The Hunt for the Dirty Bomb
The Washington Post has a fascinating article on the 2003 Holiday Orange alert. One of the greatest worries for authorities was a dirty bomb.
The terrorism crisis began late on Dec. 19, when analysts assembled what they described as extremely specific intelligence, including electronic intercepts of al Qaeda operatives' telephone calls or e-mails. One fear was that al Qaeda would hijack and crash an overseas flight into a U.S. city or the ocean. Another was that terrorists would shoot down an airliner with a shoulder-fired missile. U.S. officials also became concerned that a large, open-air New Year's Eve celebration might be targeted. While the perimeters of football stadiums can generally be secured, outdoor celebrations are much more vulnerable, they said. One of the U.S. officials' main fears was of a dirty bomb, in which a conventional bomb is detonated and spews radioactive material and radiation across a small area.
Detection teams were dispatched to all the likely venues. And at Las Vegas, the detectors went apeshit.
On Dec. 29 in Las Vegas, the searchers got their first and only radiation "spike," at a rented storage facility near downtown. The finding sent a jolt of tension through the nation's security apparatus; the White House was notified. The experts rechecked the reading with a more precise machine that told them that inside the cinderblock storage unit was radium, a radioactive material used in medical equipment and on watch dials.

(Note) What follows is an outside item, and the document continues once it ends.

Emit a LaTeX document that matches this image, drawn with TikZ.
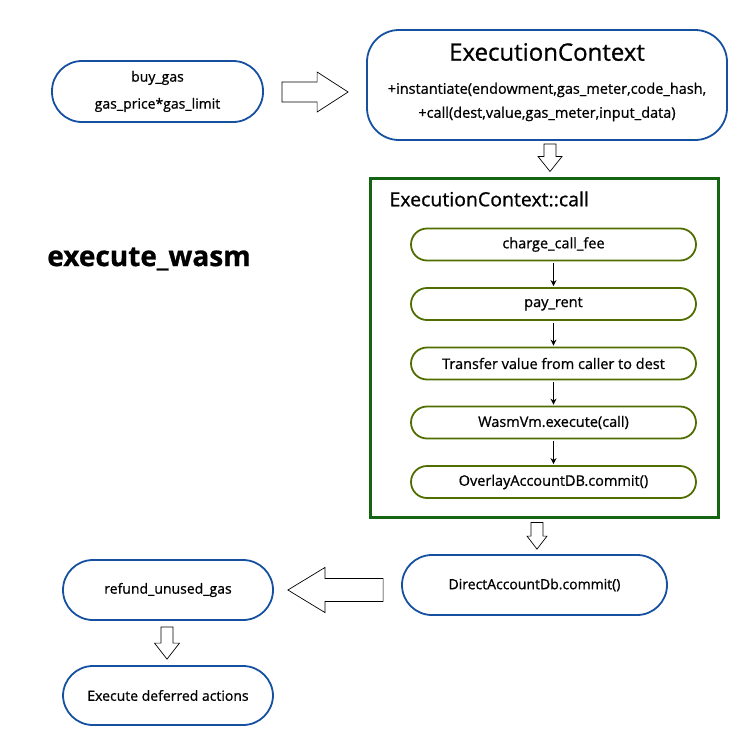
\documentclass[tikz,border=0pt]{standalone}
\usepackage{fontspec}
\setmainfont{Open Sans}[FakeBold=0.8]
\usetikzlibrary{calc}
\usetikzlibrary{arrows.meta}
\definecolor{boxblue}{RGB}{22,80,160}
\definecolor{stepolive}{RGB}{80,110,0}
\definecolor{framegreen}{RGB}{20,100,20}
\tikzset{
  flowbox/.style={draw=boxblue, line width=1.8pt, fill=white, rounded corners=30pt, inner sep=0pt},
  stepbox/.style={draw=stepolive, line width=1.8pt, rounded corners=16pt, minimum width=285pt, minimum height=32pt, inner sep=0pt, font=\fontsize{14.5}{16}\selectfont},
  steparrow/.style={line width=1.5pt, -{Stealth[length=6pt,width=6pt]}, shorten <=2pt, shorten >=1pt}
}
\newcommand{\fatarrow}[5]{\draw[line width=0.7pt] let \p1=(#1), \p2=(#2), \n1={atan2(\y2-\y1,\x2-\x1)}, \n2={veclen(\x2-\x1,\y2-\y1)} in [shift={(\p1)}, rotate=\n1] (0,-#3) -- (\n2-#5,-#3) -- (\n2-#5,-#4) -- (\n2,0) -- (\n2-#5,#4) -- (\n2-#5,#3) -- (0,#3) -- cycle;}

\begin{document}
\begin{tikzpicture}[x=1pt,y=-1pt]
\useasboundingbox (0,0) rectangle (750,755);
% top row
\node[flowbox, minimum width=211pt, minimum height=61pt, align=center, font=\fontsize{14}{27}\selectfont] (buygas) at (157.5,91.5) {buy\_gas\\gas\_price*gas\_limit};
\node[flowbox, rounded corners=32pt, minimum width=360pt, minimum height=110pt] (ctx) at (547,85) {};
\node[font=\fontsize{24}{28}\selectfont] (ctxtitle) at (547,52) {ExecutionContext};
\node[align=center, font=\fontsize{14.5}{24}\selectfont] (ctxops) at (547,102) {+instantiate(endowment,gas\_meter,code\_hash,\\+call(dest,value,gas\_meter,input\_data)};
% label on the left
\node[font=\fontsize{28}{32}\selectfont\bfseries] (wasm) at (149,259) {execute\_wasm};
% call frame
\node[draw=framegreen, line width=3pt, minimum width=348pt, minimum height=339pt, inner sep=0pt] (callbox) at (544,347.5) {};
\node[anchor=west, font=\fontsize{19.5}{22}\selectfont] (calltitle) at (386,199) {ExecutionContext::call};
% steps of the call
\node[stepbox] (fee) at (553.5,244.5) {charge\_call\_fee};
\node[stepbox] (rent) at (553.5,304) {pay\_rent};
\node[stepbox] (transfer) at (553.5,363.5) {Transfer value from caller to dest};
\node[stepbox] (vmexec) at (553.5,422.5) {WasmVm.execute(call)};
\node[stepbox] (overlay) at (553.5,482) {OverlayAccountDB.commit()};
\draw[steparrow] (fee) -- (rent);
\draw[steparrow] (rent) -- (transfer);
\draw[steparrow] (transfer) -- (vmexec);
\draw[steparrow] (vmexec) -- (overlay);
% bottom part
\node[flowbox, minimum width=265pt, minimum height=60pt, font=\fontsize{14}{16}\selectfont] (direct) at (534.5,585) {DirectAccountDb.commit()};
\node[flowbox, minimum width=210pt, minimum height=60pt, font=\fontsize{14}{16}\selectfont] (refund) at (168,590) {refund\_unused\_gas};
\node[flowbox, minimum width=210pt, minimum height=59pt, font=\fontsize{14}{16}\selectfont] (deferred) at (168,695.5) {Execute deferred actions};
% hollow arrows
\coordinate (a1s) at ($(buygas.east)+(18,0.5)$);
\coordinate (a1e) at ($(a1s -| ctx.west)+(-18,0)$);
\coordinate (a2s) at ($(ctx.south)+(3,3)$);
\coordinate (a2e) at ($(callbox.north)+(6,-5)$);
\coordinate (a3s) at ($(callbox.south)+(-7,4)$);
\coordinate (a3e) at ($(a3s |- direct.north)+(0,-5)$);
\coordinate (a4s) at ($(direct.west)+(-18,5)$);
\coordinate (a4e) at ($(a4s -| refund.east)+(14,0)$);
\coordinate (a5s) at ($(refund.south)+(-1,6)$);
\coordinate (a5e) at ($(a5s |- deferred.north)+(0,-6)$);
\fatarrow{a1s}{a1e}{10}{20}{31}
\fatarrow{a2s}{a2e}{6}{12}{15}
\fatarrow{a3s}{a3e}{6}{10}{13}
\fatarrow{a4s}{a4e}{11.5}{22.5}{37}
\fatarrow{a5s}{a5e}{6}{12.5}{16}
\end{tikzpicture}
\end{document}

As rare snow fell on the city that early morning, FBI agents secured the industrial neighborhood around the site, and a small army of agents and scientists converged on the business. Soon the renter of the storage closet in question, a homeless man, happened on the odd scene and asked the officers not to cut his padlock. He supplied the key. The scientists sent in a robot to snag a duffel bag in which the man had been storing a cigar-size radium pellet -- which is used to treat uterine cancer -- since he found the shiny stainless-steel object three years before. Not knowing what the object was, he had wrapped it in his nighttime pillow.
Many modern detectors are of a class called gamma ray detectors, containing substances which give off an electrical signal when impinged by gamma rays. Together with the associated electronics, they can be tuned to listen for various substances, an ability which allowed the searchers in the story above to know they were dealing with radium and not, say cobalt. Although the sensitivity and portability of the devices is always being improved, by supercooling and other methods, the signature of a dirty bomb can also be reduced by means of shielding, such as encasement in lead. The published distance to detection cited from 1989 studies is 200 feet. While it may be much better today, the ranges are still limited, which means that detectors are best deployed at choke points, such as at baggage scanners, security portals or highway checkpoints.
The necessity for shielding means a terrorist dirty bomb may be too heavy to move large distances on a man's back. Vehicles can deal with the weight but they can be herded through choke points. Shipping provides an ideal opportunity to move a large radiological weapon because a seagoing vessel can heft enough shielding to attenuate the radiation signature of the terrorist weapon. There are few chokepoints at sea until the vessel makes harbor and then the wolf will be in the sheepfold.
One is struck by the similarity between the radiation detection strategems now in place and the acoustic detectors used in antisubmarine warfare during the Cold War. Like the passive acoustic detectors of that era, radiation detectors can be deployed in unattended arrays and linked by a network to a central processing computer to permit the localization and prosecution of targets. Vans with detectors and even personnel on foot with handheld equipment stand in for the destroyers and helos in the ASW model. The problem is essentially the same: passively detecting a mobile and invisible target against background noise over an entire planet.
One certainty is that any American detection technology breakthroughs will be held a close secret. During the Cold War, the US discovery of ways to process low frequency submarine generated noise led to two decades of overwhelming advantage over Soviet Subs -- the Happy Time. Soviets were tracked at hundreds of miles range, under certain conditions, without even being aware of it, but it was years before the US Navy could fuse sensors, platform and weaponry to assure tactical success. The War on Terror has rightly been compared to epic struggle between America and Soviet tyranny. Settle in for the long watch.